# [TASK PROMPT]
Leave out the pictures, and write out exactly the lines from the beginning of the material to the line holding "[value, breed index]", that line included, and nothing else.

# [RAW DATA]
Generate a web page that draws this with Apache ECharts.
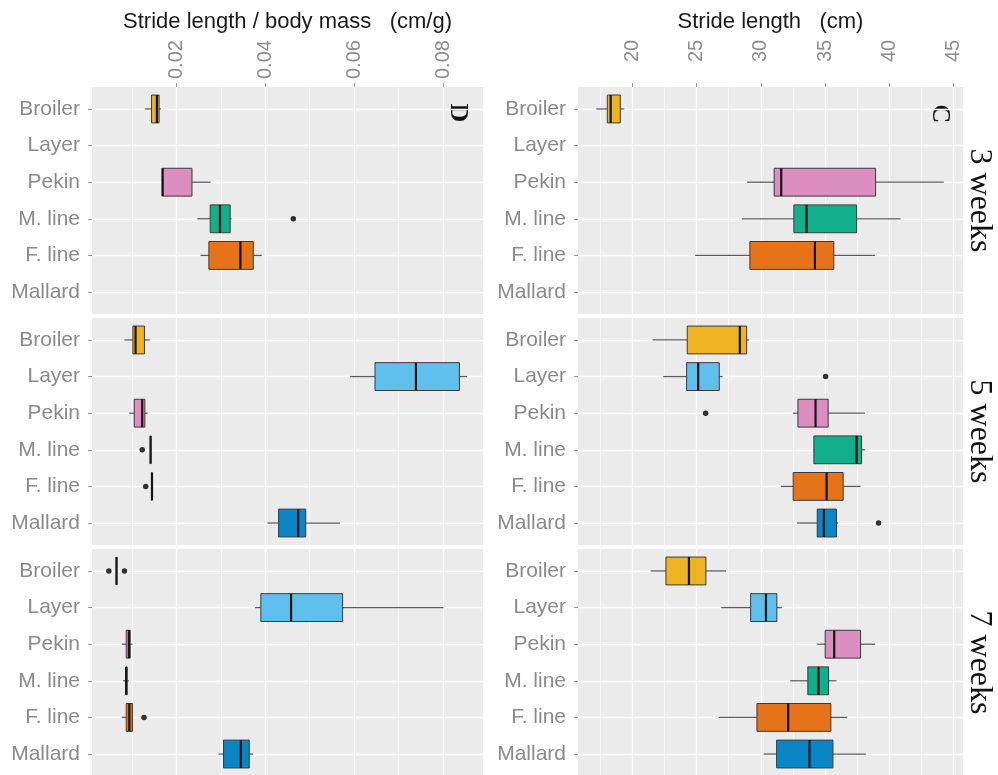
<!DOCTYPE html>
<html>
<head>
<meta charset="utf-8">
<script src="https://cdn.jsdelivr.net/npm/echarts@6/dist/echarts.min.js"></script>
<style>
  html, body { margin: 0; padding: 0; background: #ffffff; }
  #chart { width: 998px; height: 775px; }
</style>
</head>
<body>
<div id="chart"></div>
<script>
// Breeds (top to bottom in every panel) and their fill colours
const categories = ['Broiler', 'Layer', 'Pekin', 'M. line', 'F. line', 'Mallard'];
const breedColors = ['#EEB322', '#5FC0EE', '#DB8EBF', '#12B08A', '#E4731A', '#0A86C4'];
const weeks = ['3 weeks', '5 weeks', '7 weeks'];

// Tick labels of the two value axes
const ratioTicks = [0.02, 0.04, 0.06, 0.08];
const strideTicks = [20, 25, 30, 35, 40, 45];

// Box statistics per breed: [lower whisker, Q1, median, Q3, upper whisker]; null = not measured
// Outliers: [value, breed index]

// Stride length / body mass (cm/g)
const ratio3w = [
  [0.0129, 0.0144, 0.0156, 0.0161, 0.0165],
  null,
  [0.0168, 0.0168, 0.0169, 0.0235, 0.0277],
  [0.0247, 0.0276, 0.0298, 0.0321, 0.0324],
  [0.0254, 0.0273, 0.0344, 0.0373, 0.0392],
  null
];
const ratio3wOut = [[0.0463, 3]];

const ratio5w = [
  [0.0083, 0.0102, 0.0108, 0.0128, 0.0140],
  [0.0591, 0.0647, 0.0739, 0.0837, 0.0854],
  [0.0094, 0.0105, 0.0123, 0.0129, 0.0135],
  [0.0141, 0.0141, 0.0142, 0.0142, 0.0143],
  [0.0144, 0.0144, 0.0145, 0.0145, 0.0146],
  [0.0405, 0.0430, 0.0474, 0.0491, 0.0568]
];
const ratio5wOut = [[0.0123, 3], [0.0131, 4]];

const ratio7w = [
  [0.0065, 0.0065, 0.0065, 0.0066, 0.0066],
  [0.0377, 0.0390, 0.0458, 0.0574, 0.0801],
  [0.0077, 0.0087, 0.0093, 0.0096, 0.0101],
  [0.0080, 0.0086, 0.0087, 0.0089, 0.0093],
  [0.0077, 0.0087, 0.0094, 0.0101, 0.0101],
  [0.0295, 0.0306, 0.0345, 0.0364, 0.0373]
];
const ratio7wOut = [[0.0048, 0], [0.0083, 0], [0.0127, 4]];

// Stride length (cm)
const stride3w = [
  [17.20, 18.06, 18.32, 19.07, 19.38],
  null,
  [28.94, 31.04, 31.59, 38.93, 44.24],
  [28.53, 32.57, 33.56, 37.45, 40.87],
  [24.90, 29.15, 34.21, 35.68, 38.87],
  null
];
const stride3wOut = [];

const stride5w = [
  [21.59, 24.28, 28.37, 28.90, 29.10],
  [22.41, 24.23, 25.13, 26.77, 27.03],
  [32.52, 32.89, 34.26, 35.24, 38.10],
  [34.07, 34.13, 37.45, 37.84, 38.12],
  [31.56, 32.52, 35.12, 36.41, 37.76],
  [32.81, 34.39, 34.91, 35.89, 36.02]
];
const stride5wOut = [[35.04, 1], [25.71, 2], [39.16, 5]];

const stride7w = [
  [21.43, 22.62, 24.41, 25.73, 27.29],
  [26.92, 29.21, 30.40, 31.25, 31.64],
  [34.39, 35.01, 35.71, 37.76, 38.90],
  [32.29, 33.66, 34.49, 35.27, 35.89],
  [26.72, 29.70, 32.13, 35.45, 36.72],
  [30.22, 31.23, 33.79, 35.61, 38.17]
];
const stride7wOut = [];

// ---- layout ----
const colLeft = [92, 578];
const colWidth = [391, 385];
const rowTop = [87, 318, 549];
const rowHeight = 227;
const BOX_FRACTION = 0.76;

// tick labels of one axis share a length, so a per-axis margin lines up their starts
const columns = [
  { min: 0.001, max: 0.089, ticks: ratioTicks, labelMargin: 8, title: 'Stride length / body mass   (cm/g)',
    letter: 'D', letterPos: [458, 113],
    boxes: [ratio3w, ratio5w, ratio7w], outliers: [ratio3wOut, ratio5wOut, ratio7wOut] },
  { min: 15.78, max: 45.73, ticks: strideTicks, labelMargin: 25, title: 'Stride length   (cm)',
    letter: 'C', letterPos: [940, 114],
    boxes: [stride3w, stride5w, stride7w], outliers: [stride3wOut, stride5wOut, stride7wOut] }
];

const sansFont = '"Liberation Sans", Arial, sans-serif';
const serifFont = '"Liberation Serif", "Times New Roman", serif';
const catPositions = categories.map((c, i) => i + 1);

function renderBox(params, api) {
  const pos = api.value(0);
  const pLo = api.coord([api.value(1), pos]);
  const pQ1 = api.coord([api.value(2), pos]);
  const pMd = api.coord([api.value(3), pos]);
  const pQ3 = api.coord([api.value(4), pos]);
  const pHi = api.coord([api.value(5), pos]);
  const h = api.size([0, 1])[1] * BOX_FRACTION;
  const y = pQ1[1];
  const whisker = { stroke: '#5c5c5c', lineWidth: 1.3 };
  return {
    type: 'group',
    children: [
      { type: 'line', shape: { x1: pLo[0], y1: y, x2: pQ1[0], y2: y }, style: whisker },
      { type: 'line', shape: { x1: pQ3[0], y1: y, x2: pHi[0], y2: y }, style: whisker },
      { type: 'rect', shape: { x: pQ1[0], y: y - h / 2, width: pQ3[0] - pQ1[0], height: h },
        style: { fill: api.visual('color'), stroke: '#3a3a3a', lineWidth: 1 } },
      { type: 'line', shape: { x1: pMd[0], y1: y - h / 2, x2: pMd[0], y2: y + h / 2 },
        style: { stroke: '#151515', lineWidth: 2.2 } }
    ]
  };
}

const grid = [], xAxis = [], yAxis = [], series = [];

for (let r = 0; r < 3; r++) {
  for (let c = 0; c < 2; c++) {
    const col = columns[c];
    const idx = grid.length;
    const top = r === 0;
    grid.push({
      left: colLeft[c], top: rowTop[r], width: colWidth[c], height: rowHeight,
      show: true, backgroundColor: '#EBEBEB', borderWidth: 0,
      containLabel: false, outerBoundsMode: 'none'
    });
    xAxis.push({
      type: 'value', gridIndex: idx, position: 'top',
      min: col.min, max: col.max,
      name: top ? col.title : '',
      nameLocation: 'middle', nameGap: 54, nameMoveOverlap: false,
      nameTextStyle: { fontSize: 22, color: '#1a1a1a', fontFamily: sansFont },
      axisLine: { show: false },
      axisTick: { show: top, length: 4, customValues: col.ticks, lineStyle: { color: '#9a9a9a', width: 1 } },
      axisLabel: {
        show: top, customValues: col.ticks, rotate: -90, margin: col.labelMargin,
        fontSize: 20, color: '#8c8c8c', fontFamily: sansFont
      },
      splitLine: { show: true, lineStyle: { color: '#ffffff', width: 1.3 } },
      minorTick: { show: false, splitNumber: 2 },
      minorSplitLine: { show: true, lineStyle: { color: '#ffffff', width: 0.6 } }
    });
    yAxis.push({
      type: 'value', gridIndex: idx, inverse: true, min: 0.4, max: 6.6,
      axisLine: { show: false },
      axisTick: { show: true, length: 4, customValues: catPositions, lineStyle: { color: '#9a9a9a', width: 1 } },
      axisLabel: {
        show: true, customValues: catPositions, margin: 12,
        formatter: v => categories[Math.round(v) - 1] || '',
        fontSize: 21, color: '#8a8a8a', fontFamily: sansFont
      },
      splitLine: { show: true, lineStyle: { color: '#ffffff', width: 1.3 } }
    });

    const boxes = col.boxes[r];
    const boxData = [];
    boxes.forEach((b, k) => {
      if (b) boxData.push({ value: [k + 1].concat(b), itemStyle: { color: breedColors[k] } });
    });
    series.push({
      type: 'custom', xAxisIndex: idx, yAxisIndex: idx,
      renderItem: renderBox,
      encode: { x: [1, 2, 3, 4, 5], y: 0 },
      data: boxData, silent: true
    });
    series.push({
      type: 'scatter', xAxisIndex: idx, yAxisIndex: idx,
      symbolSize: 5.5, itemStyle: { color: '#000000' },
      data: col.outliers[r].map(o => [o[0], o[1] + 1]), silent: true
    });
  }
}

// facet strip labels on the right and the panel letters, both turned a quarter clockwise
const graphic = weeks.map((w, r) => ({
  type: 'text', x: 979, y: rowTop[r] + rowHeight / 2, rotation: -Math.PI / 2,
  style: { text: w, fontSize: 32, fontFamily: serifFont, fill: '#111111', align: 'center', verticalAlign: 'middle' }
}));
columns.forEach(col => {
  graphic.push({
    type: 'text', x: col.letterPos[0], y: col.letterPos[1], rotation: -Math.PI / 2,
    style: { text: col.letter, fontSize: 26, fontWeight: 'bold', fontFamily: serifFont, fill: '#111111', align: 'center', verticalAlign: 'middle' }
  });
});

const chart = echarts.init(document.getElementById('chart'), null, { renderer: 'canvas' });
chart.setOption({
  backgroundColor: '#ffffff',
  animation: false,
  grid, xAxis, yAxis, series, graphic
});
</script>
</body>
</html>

# [ANSWER FOR THE TASK]
Generate a web page that draws this with Apache ECharts.
<!DOCTYPE html>
<html>
<head>
<meta charset="utf-8">
<script src="https://cdn.jsdelivr.net/npm/echarts@6/dist/echarts.min.js"></script>
<style>
  html, body { margin: 0; padding: 0; background: #ffffff; }
  #chart { width: 998px; height: 775px; }
</style>
</head>
<body>
<div id="chart"></div>
<script>
// Breeds (top to bottom in every panel) and their fill colours
const categories = ['Broiler', 'Layer', 'Pekin', 'M. line', 'F. line', 'Mallard'];
const breedColors = ['#EEB322', '#5FC0EE', '#DB8EBF', '#12B08A', '#E4731A', '#0A86C4'];
const weeks = ['3 weeks', '5 weeks', '7 weeks'];

// Tick labels of the two value axes
const ratioTicks = [0.02, 0.04, 0.06, 0.08];
const strideTicks = [20, 25, 30, 35, 40, 45];

// Box statistics per breed: [lower whisker, Q1, median, Q3, upper whisker]; null = not measured
// Outliers: [value, breed index]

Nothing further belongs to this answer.